The Bride Wore Red

The Bride Wore Red

movie poster
Directed by Dorothy Arzner
Produced by Joseph L. Mankiewicz
Written by Play:
Ferenc Molnár
Screenplay:
Tess Slesinger
Bradbury Foote
Starring Joan Crawford
Franchot Tone
Robert Young
Billie Burke
Music by Franz Waxman
Cinematography George J. Folsey
Editing by Adrienne Fazan
Distributed by Metro-Goldwyn-Mayer
Release date(s) October 15, 1937 (1937-10-15)
Running time 103 minutes
Country United States
Language English

The Bride Wore Red is a 1937 motion picture, directed by Dorothy Arzner, and starring Joan Crawford, Franchot Tone, Robert Young and Billie Burke. It was based on the unproduced play The Bride from Trieste by Ferenc Molnár.[1] In this "rags to riches" tale, Crawford plays a cabaret singer who poses as an aristocrat. This film was the last of seven Crawford and co-star Franchot Tone (her then husband) would make together.

Contents

Plot

In a Trieste gambling casino, the cynical Count Armalia (George Zucco) tells his friend Rudi Pal (Robert Young) that the only thing separating aristocrats from peasants is luck. Later, in a waterfront cafe, he decides to prove his point by offering the club's singer, Anni Pavlovitch (Joan Crawford), money and a wardrobe to stay at an upper class resort hotel in the Alps for two weeks and pose as his friend Anne Vivaldi, an aristocrat's daughter. When Anni first arrives, she meets Giulio (Franchot Tone), a philosophical postal clerk who has no desire for wealth. She also meets her old friend Maria (Mary Philips), who is happy being a maid in the hotel and warns Anni not to become the victim of Armalia's joke on his friends.

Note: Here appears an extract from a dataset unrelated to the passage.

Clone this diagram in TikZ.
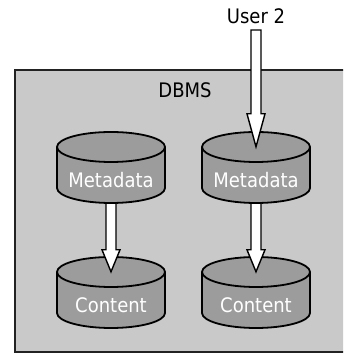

That evening, Anni attracts the attention of Rudi, who is dining with his fiancée, Maddalena Monti (Lynne Carver), her father, Admiral Monti (Reginald Owen), and Contessa di Meina (Billie Burke). Rudi begins to fall in love with Anni, but she is more attracted to Giulio. Hoping to lure Rudi into proposing to her, Anni extends her stay beyond the two weeks while the Contessa, who has been suspicious of her from the beginning, wires Armalia for information on her. When the reply comes through the post office, Giulio reads it and learns the truth, but on the way to deliver it, he meets Anni, who goes to his cottage and realizes that she loves him, even though she still thinks that marriage to Rudi will bring her greater security. Later, she falls and Giulio loses the telegram going to help her.

On the evening of an annual costume party at which the hotel guests dress as peasants, Anni snubs Giulio when he offers her flowers, but later confesses her love. She still plans to marry Rudi, though, whom she has finally gotten to propose, after refusing to be his mistress. The next day, Rudi tells Maddalena that he is in love with Anni and she steps aside, then suggests that they dine together that evening. While Maria helps Anni pack, she tells her that she no longer has a heart and that the gaudy red beaded dress she plans to wear is what she is really like. During dinner, Giulio delivers a copy of the telegram to the Contessa, who shows it to Rudi and the others. Maddalena is genuinely sympathetic, and Anni tells Rudi that he should marry his childhood sweetheart because she really is a lady. Finally, after being comforted by Maria, Anni realizes that Rudi did the right thing and she leaves the hotel after the manager demands payment of her bill. When she leaves, taking only her peasant costume from the ball, Giulio is happily waiting for her.

Cast

Reception

Howard Barnes of the New York Herald Tribune wrote, "Joan Crawford has a glamorous field day in The Bride Wore Red.... With a new hair-do and more wide-eyed than ever, she plays at being a slattern, a fine lady, and a peasant with all of the well-known Crawford sorcery. It is not entirely her fault that she always remains herself. [The film] has no dramatic conviction and little of the comic flavor that might have made it amusing though slight. Your enjoyment of it will depend on how much of Miss Crawford you can take at one stretch.... The direction of Dorothy Arzner is always interesting and sometimes...is extraordinarily imaginative, but here she has not been able to give a vapid Cinderella pipe dream more than a handsome pictorial front."